Repeat the listing word for word. No pictures belong in the copy.

#### [GIVEN DATA]
________________________________________
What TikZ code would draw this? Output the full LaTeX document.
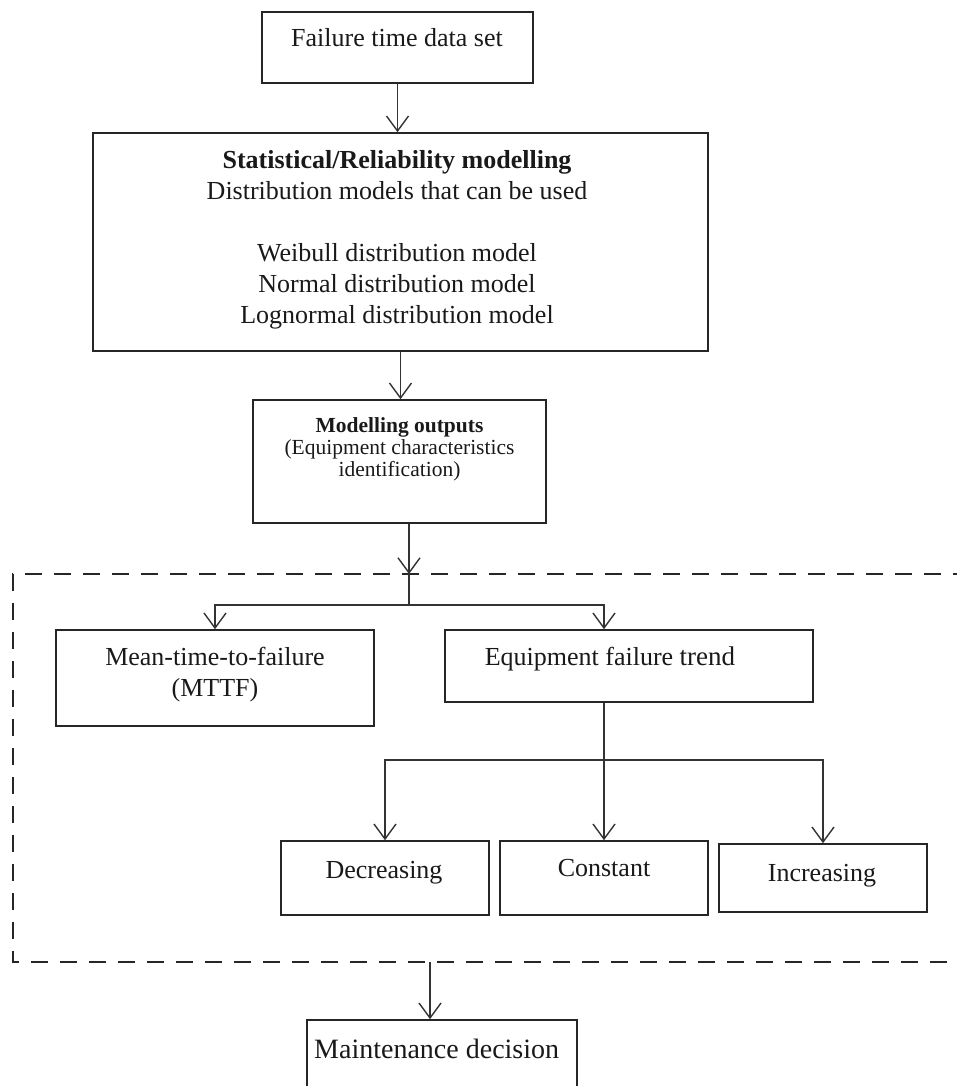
\documentclass[tikz,border=0pt]{standalone}
\usepackage{fontspec}
\setmainfont{Liberation Serif}
\usetikzlibrary{arrows.meta}
\begin{document}
\begin{tikzpicture}[x=1pt,y=-1pt,
  box/.style={draw=black!85, line width=1.6pt, rectangle, inner sep=0pt},
  conn/.style={draw=black!80, line width=1.4pt},
  arr/.style={conn, -{Straight Barb[length=15pt,width=22pt]}},
  txt/.style={font=\fontsize{26}{31}\selectfont, align=center, inner sep=0pt, anchor=base, text=black!90},
  small/.style={font=\fontsize{21.5}{22}\selectfont, align=center, inner sep=0pt, anchor=base, text=black!90},
  frame/.style={draw=black!85, line width=1.8pt, dash pattern=on 17pt off 12pt}]
\useasboundingbox (0,0) rectangle (957,1086);
\clip (0,0) rectangle (957,1086);

% boxes
\node[box, minimum width=271pt, minimum height=71pt]  (data)    at (397.5,47.5) {};
\node[box, minimum width=615pt, minimum height=218pt] (model)   at (400.5,242) {};
\node[box, minimum width=293pt, minimum height=123pt] (outputs) at (399.5,461.5) {};
\node[box, minimum width=318pt, minimum height=96pt]  (mttf)    at (215,678) {};
\node[box, minimum width=368pt, minimum height=72pt]  (trend)   at (629,666) {};
\node[box, minimum width=208pt, minimum height=74pt]  (dec)     at (385,878) {};
\node[box, minimum width=208pt, minimum height=74pt]  (const)   at (604,878) {};
\node[box, minimum width=208pt, minimum height=68pt]  (inc)     at (823,878) {};
\node[box, minimum width=270pt, minimum height=90pt]  (maint)   at (442,1065) {};

% box texts (multi-line texts are placed by the baseline of their last line)
\node[txt] at (397,47) {Failure time data set};
\node[txt] at (397,323) {\textbf{Statistical/Reliability modelling}\\Distribution models that can be used\\[31pt]Weibull distribution model\\Normal distribution model\\Lognormal distribution model};
\node[small] at (399.5,476) {\textbf{Modelling outputs}\\(Equipment characteristics\\identification)};
\node[txt] at (215,696) {Mean-time-to-failure\\(MTTF)};
\node[txt] at (610,665) {Equipment failure {\fontsize{27}{31}\selectfont trend}};
\node[txt] at (384,878) {Decreasing};
\node[txt] at (604,876) {Constant};
\node[txt] at (822,881) {Increasing};
\node[txt, anchor=base west, font=\fontsize{28}{31}\selectfont] at (314,1058) {Maintenance decision};

% dashed frame (open to the right)
\draw[frame] (970,574) -- (13,574) -- (13,962) -- (970,962);

% points on the frame and junctions
\coordinate (ftop)  at (409,574);
\coordinate (split) at (409,605);
\coordinate (fork)  at (604,760);
\coordinate (fbot)  at (430,962);

% connectors
\draw[arr] (data.south) -- (data.south |- model.north);
\draw[arr] (model.south) -- (model.south |- outputs.north);
\draw[arr] (outputs.south -| ftop) -- (ftop);
\draw[conn] (ftop) -- (split);
\draw[arr] (split) -| (mttf.north);
\draw[arr] (split) -| (trend.north -| const.north);
\draw[conn] (trend.south -| const.north) -- (fork);
\draw[arr] (fork) -| (dec.north);
\draw[arr] (fork) -- (const.north);
\draw[arr] (fork) -| (inc.north);
\draw[arr] (fbot) -- (fbot |- maint.north);
\end{tikzpicture}
\end{document}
________________________________________
#### [THE ANSWER]
What TikZ code would draw this? Output the full LaTeX document.
\documentclass[tikz,border=0pt]{standalone}
\usepackage{fontspec}
\setmainfont{Liberation Serif}
\usetikzlibrary{arrows.meta}
\begin{document}
\begin{tikzpicture}[x=1pt,y=-1pt,
  box/.style={draw=black!85, line width=1.6pt, rectangle, inner sep=0pt},
  conn/.style={draw=black!80, line width=1.4pt},
  arr/.style={conn, -{Straight Barb[length=15pt,width=22pt]}},
  txt/.style={font=\fontsize{26}{31}\selectfont, align=center, inner sep=0pt, anchor=base, text=black!90},
  small/.style={font=\fontsize{21.5}{22}\selectfont, align=center, inner sep=0pt, anchor=base, text=black!90},
  frame/.style={draw=black!85, line width=1.8pt, dash pattern=on 17pt off 12pt}]
\useasboundingbox (0,0) rectangle (957,1086);
\clip (0,0) rectangle (957,1086);

% boxes
\node[box, minimum width=271pt, minimum height=71pt]  (data)    at (397.5,47.5) {};
\node[box, minimum width=615pt, minimum height=218pt] (model)   at (400.5,242) {};
\node[box, minimum width=293pt, minimum height=123pt] (outputs) at (399.5,461.5) {};
\node[box, minimum width=318pt, minimum height=96pt]  (mttf)    at (215,678) {};
\node[box, minimum width=368pt, minimum height=72pt]  (trend)   at (629,666) {};
\node[box, minimum width=208pt, minimum height=74pt]  (dec)     at (385,878) {};
\node[box, minimum width=208pt, minimum height=74pt]  (const)   at (604,878) {};
\node[box, minimum width=208pt, minimum height=68pt]  (inc)     at (823,878) {};
\node[box, minimum width=270pt, minimum height=90pt]  (maint)   at (442,1065) {};

% box texts (multi-line texts are placed by the baseline of their last line)
\node[txt] at (397,47) {Failure time data set};
\node[txt] at (397,323) {\textbf{Statistical/Reliability modelling}\\Distribution models that can be used\\[31pt]Weibull distribution model\\Normal distribution model\\Lognormal distribution model};
\node[small] at (399.5,476) {\textbf{Modelling outputs}\\(Equipment characteristics\\identification)};
\node[txt] at (215,696) {Mean-time-to-failure\\(MTTF)};
\node[txt] at (610,665) {Equipment failure {\fontsize{27}{31}\selectfont trend}};
\node[txt] at (384,878) {Decreasing};
\node[txt] at (604,876) {Constant};
\node[txt] at (822,881) {Increasing};
\node[txt, anchor=base west, font=\fontsize{28}{31}\selectfont] at (314,1058) {Maintenance decision};

% dashed frame (open to the right)
\draw[frame] (970,574) -- (13,574) -- (13,962) -- (970,962);

% points on the frame and junctions
\coordinate (ftop)  at (409,574);
\coordinate (split) at (409,605);
\coordinate (fork)  at (604,760);
\coordinate (fbot)  at (430,962);

% connectors
\draw[arr] (data.south) -- (data.south |- model.north);
\draw[arr] (model.south) -- (model.south |- outputs.north);
\draw[arr] (outputs.south -| ftop) -- (ftop);
\draw[conn] (ftop) -- (split);
\draw[arr] (split) -| (mttf.north);
\draw[arr] (split) -| (trend.north -| const.north);
\draw[conn] (trend.south -| const.north) -- (fork);
\draw[arr] (fork) -| (dec.north);
\draw[arr] (fork) -- (const.north);
\draw[arr] (fork) -| (inc.north);
\draw[arr] (fbot) -- (fbot |- maint.north);
\end{tikzpicture}
\end{document}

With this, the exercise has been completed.